The existing power grid scheduling systems often use a distributed generation model. Because they need to manage multiple independent generators simultaneously, this system may be more complex in terms of coordination, scheduling, and maintenance. In addition, the variability and intermittency of renewable energy resources can lead to reliability issues, causing grid instability. To address issues such as resource wastage, high costs, and grid instability that occur during the power grid resource scheduling process, this paper proposes an intelligent power distribution system to achieve a rational allocation of electrical resources throughout the network. Firstly, the algorithm introduces a deep learning-based node fault detection module to address the problem of the lack of real-time monitoring and fault detection capabilities in traditional distribution networks.
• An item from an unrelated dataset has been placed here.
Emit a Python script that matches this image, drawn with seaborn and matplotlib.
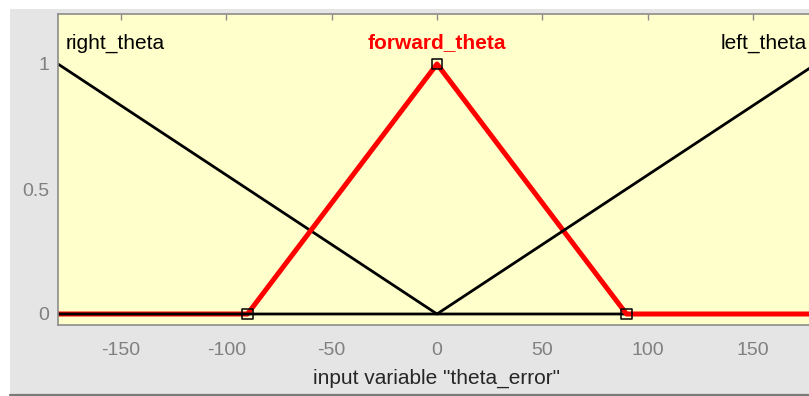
import matplotlib
matplotlib.use("Agg")
import matplotlib.pyplot as plt
from matplotlib.patches import Rectangle
from matplotlib.lines import Line2D
import seaborn as sns
import pandas as pd

# Membership functions of the input variable "theta_error"
right_x = [-180, 0, 180]
right_y = [1, 0, 0]
forward_x = [-180, -90, 0, 90, 180]
forward_y = [0, 0, 1, 0, 0]
left_x = [-180, 0, 180]
left_y = [0, 0, 1]

# Parameter points of the selected (forward) membership function
param_x = [-90, 0, 90]
param_y = [0, 1, 0]

mf_names = ["right_theta", "forward_theta", "left_theta"]
x_ticks = [-150, -100, -50, 0, 50, 100, 150]
y_ticks = [0, 0.5, 1]
y_tick_labels = ["0", "0.5", "1"]
x_label = 'input variable "theta_error"'

sns.set_style("white")
plt.rcParams["font.family"] = ["Liberation Sans", "DejaVu Sans"]

W, H = 809, 396
fig = plt.figure(figsize=(W / 100, H / 100), dpi=100, facecolor="white")

# window panel behind the axes
fig.patches.append(Rectangle((10 / W, 2 / H), (W - 10) / W, (H - 11) / H,
                             transform=fig.transFigure, facecolor="#e5e5e5",
                             edgecolor="none", zorder=-10))
fig.lines.append(Line2D([10 / W, 1], [1 / H, 1 / H], transform=fig.transFigure,
                        color="#7a7a7a", lw=1.6, zorder=-5))

ax_l, ax_r, ax_t, ax_b = 58, 816, 14, 325
ax = fig.add_axes([ax_l / W, 1 - ax_b / H, (ax_r - ax_l) / W, (ax_b - ax_t) / H])
ax.set_facecolor("#ffffcc")

dfs = {
    "right_theta": pd.DataFrame({"x": right_x, "y": right_y}),
    "forward_theta": pd.DataFrame({"x": forward_x, "y": forward_y}),
    "left_theta": pd.DataFrame({"x": left_x, "y": left_y}),
}
styles = {
    "right_theta": dict(color="black", lw=2.0),
    "forward_theta": dict(color="#ff0000", lw=3.6),
    "left_theta": dict(color="black", lw=2.0),
}
for name in mf_names:
    sns.lineplot(data=dfs[name], x="x", y="y", sort=False, estimator=None,
                 ax=ax, solid_capstyle="butt", **styles[name])

sns.scatterplot(x=param_x, y=param_y, marker="s", s=55, facecolor="none",
                edgecolor="black", linewidth=1.1, ax=ax, zorder=5, clip_on=False)

ax.set_xlim(-180, 180)
ax.set_ylim(-0.044, 1.2)

ax.text(-176.5, 1.06, "right_theta", ha="left", va="baseline", fontsize=15, color="black")
ax.text(0, 1.065, "forward_theta", ha="center", va="baseline", fontsize=15,
        color="#ff0000", fontweight="bold")
ax.text(175.5, 1.06, "left_theta", ha="right", va="baseline", fontsize=15, color="black")

ax.set_xticks(x_ticks)
ax.set_xticklabels([str(v) for v in x_ticks])
ax.set_yticks(y_ticks)
ax.set_yticklabels(y_tick_labels)
ax.tick_params(axis="both", direction="in", length=4, width=1, colors="#8c8c8c",
               labelcolor="#808080", labelsize=14, top=True, right=True)
ax.tick_params(axis="x", pad=12)
ax.tick_params(axis="y", pad=6.5)
for sp in ax.spines.values():
    sp.set_color("#8c8c8c")
    sp.set_linewidth(1.2)

ax.set_xlabel(x_label, fontsize=15, color="#262626", labelpad=7)
ax.set_ylabel("")

fig.savefig("out.png", dpi=100, facecolor="white")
Secondly, by modeling it as a Markov decision process (MDP), it constructs state, action, and reward functions and uses a deep reinforcement learning module based on double deep Q-network (DDQN) to optimize the objective function. This ensures the allocation of power resources during peak periods, reduces energy waste, and avoids overloads. Experiments show that this algorithm has excellent fault localization capabilities, improving the stability of the grid during peak electricity demand periods. Additionally, it offers more flexibility in resource scheduling, enabling more precise resource allocation.